Saturday, August 13, 2016

Surprise surprise!

   It was July 5, 2016, and I decided to wake up early and secretly take my test. My period was a day late and I'm usually right on time. I hadn't noticed much different with my body besides sore breasts and I had actually felt like I would get my period and then nothing was happening. With any thyroid problems and especially with Hashimoto's it is imperative to be on top of your bloodwork. You really need to know what your numbers are before trying to conceive and although we weren't necessarily trying, in fact - we had kind of given up on the idea that we would be parents again - we weren't opposed to the idea either. We had both decided the wonderful, amazing girls we have are truly enough. That doesn't mean the rest of our people felt the same. We still heard the same verbiage of how the girls wanted a sibling, how some  wished Clayton had a biological child, despite his incredible journey he took to be allowed to adopt the girls.
   With a body like mine, you have to know almost before you miss your first period if you are pregnant because your TSH numbers can shoot through the roof before you know it. And if your numbers are too high, miscarriage is eminent. There is no amount of doctoring that can fix it. As soon as I thought I might be pregnant, I took a pregnancy  test and then doubled up my thyroid medication before we even called our OB doctor with the news. I hadn't spoken to them since I got the all clear last year ... incidentally our last miscarriage was dated July 5, 2015. When I called, I immediately recognized this wasn't my doctor's nurse from before. You build a sort of report when you go through death with someone. Everyone in the office took such great care of us and some would mutter about how brave we were or strong. They admired us. This new nurse got acquainted with my charts on the phone. "I'm going to pull up your history and ......(pauses &  it seemed to last two minutes)...." I lightened the feel and said that we did have quite a history with them. "Yes, the first thing that jumps out at me is that you've had multiple miscarriages.......(another long pause).......and now I'm wondering about your TSH numbers." With a smile on my face in the phone I announced that I have two TSH tests and other bloodwork that was done previously and results from the lab work currently  and I would immediately be bringing those results. You could hear the relief in her voice. We dropped them over immediately and later that afternoon, the nurse called with no special instructions and they said everything looked in range.

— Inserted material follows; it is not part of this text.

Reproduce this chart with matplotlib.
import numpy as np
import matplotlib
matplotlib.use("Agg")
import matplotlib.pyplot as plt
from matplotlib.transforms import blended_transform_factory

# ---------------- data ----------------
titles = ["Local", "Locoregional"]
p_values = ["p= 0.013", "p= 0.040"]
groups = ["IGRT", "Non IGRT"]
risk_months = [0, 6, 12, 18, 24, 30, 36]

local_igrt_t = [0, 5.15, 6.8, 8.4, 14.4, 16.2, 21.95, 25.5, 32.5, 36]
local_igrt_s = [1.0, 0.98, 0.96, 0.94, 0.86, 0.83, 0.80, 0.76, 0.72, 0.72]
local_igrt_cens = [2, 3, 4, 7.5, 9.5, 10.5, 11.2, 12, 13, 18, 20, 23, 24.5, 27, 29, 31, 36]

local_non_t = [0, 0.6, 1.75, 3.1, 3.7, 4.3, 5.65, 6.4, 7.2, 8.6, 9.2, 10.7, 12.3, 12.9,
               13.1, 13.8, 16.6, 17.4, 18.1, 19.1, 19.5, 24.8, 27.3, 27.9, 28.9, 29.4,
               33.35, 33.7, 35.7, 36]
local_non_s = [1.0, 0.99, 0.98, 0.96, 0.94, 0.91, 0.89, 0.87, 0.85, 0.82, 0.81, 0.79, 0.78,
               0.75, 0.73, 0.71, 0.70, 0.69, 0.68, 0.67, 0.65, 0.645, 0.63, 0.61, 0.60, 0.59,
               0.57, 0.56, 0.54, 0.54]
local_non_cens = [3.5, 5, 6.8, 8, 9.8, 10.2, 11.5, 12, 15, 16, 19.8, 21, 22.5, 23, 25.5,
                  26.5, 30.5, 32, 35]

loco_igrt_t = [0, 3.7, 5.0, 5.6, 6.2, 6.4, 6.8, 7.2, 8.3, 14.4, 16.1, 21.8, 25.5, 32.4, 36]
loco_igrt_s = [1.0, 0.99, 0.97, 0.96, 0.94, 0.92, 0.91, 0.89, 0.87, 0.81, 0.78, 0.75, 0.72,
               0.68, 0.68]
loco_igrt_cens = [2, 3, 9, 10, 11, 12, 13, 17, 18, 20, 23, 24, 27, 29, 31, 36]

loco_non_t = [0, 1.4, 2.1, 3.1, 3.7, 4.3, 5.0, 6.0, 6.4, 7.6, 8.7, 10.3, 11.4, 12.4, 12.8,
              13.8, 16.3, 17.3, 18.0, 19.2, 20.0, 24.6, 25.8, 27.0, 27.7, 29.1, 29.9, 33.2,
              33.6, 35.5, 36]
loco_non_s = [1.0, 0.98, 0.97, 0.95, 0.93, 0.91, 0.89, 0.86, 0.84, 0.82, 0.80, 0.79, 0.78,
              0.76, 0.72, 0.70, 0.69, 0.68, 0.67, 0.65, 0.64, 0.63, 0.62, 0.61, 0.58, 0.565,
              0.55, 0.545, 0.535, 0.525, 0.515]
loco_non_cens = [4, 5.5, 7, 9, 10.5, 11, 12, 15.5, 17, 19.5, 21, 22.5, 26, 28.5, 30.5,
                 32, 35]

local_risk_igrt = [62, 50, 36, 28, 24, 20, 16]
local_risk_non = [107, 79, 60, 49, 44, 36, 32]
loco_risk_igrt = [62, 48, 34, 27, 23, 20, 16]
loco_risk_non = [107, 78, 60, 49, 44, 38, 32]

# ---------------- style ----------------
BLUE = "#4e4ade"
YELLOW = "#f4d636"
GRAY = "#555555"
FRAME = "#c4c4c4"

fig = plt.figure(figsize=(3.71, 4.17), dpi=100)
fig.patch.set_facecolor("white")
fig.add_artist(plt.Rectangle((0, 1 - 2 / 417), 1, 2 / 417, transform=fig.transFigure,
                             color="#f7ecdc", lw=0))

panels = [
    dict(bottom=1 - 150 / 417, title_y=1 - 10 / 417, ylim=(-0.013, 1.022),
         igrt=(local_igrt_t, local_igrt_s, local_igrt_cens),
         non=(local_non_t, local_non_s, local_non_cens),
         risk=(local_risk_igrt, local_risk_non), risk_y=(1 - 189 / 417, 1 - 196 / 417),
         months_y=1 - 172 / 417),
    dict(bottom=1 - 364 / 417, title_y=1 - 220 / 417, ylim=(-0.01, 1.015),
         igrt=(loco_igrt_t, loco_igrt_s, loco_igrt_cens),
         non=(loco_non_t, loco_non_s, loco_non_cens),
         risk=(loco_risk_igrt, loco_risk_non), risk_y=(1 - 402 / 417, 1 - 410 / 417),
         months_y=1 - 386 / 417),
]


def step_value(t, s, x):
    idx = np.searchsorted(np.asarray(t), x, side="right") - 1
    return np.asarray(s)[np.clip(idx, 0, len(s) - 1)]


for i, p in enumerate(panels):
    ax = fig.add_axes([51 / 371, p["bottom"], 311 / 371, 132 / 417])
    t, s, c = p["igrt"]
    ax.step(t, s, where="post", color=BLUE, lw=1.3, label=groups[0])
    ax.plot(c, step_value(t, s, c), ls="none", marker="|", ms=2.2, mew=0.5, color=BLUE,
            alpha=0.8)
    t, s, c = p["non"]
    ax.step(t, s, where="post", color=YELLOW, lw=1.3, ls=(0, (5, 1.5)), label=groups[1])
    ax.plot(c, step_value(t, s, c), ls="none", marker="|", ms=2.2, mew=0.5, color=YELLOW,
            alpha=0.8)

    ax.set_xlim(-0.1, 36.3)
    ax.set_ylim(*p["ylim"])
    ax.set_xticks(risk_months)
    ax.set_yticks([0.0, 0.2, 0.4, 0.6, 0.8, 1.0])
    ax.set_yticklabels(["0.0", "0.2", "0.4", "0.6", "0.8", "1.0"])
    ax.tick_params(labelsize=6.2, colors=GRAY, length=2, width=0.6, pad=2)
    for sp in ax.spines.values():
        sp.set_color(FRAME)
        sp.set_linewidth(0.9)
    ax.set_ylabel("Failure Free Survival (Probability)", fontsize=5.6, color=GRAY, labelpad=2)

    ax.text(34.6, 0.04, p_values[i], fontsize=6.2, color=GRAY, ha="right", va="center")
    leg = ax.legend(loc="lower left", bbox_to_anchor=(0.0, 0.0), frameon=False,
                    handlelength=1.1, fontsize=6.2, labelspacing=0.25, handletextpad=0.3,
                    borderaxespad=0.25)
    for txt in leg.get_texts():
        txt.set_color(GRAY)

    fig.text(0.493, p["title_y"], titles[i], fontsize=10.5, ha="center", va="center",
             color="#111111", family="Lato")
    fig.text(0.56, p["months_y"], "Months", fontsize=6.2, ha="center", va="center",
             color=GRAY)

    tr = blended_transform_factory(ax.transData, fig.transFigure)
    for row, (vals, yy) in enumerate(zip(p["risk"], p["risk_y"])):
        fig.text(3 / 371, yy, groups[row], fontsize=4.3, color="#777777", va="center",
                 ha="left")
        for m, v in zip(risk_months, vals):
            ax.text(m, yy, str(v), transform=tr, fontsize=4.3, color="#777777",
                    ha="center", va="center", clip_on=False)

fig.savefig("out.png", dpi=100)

   Our first appointment is July 28 - two days after my husband's 30th birthday. What a birthday present!
We are doing all we can to ensure a safe pregnancy. I've been taking my rounds of supplements and I am in really great health. My blood pressure is excellent and my TSH is in the new guidelines which is a huge relief!

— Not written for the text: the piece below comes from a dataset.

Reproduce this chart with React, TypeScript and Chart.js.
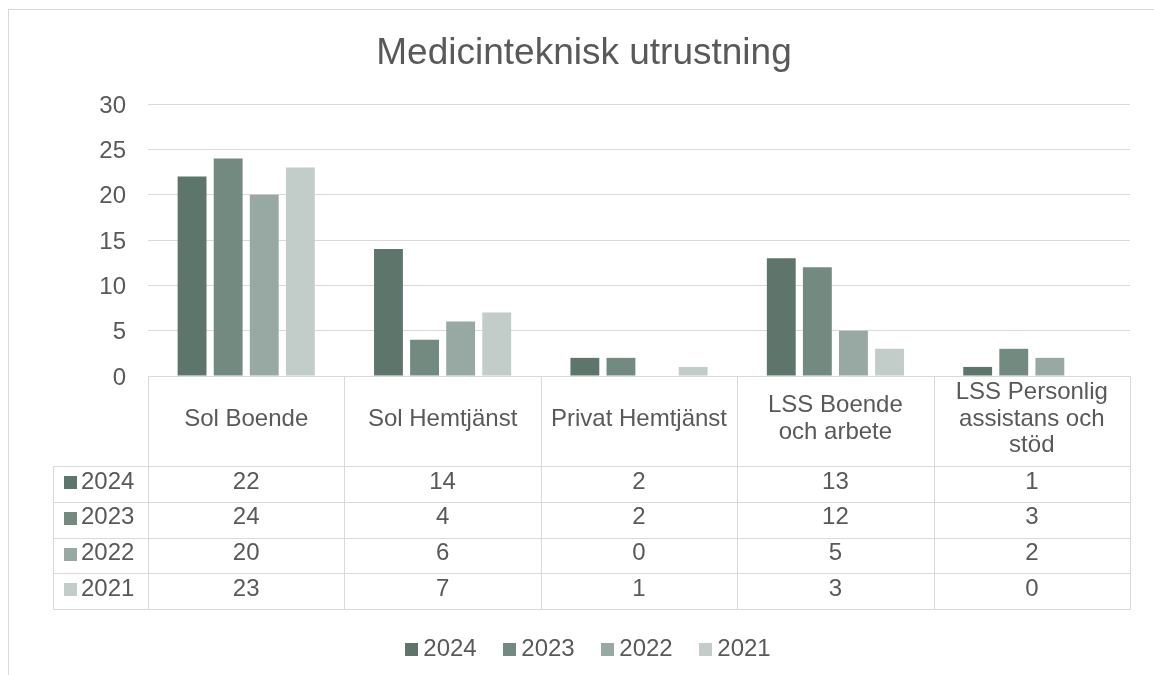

   At this time, we have decided to keep our circle very small about the news of our little one....neither one of us wants to really deal with other people's hopes and dreams right now on this reality for us. It's our journey and we are excited, scared, anxious and hopeful. We don't need to add anyone else's worries, thoughts, careless verbalizations. It doesn't help much to hear that it won't happen again, that God has plans for us or any of that kinds of nonsense. With our history and vast knowledge on a subject we wish we knew nothing about, this is pretty much a matter of science.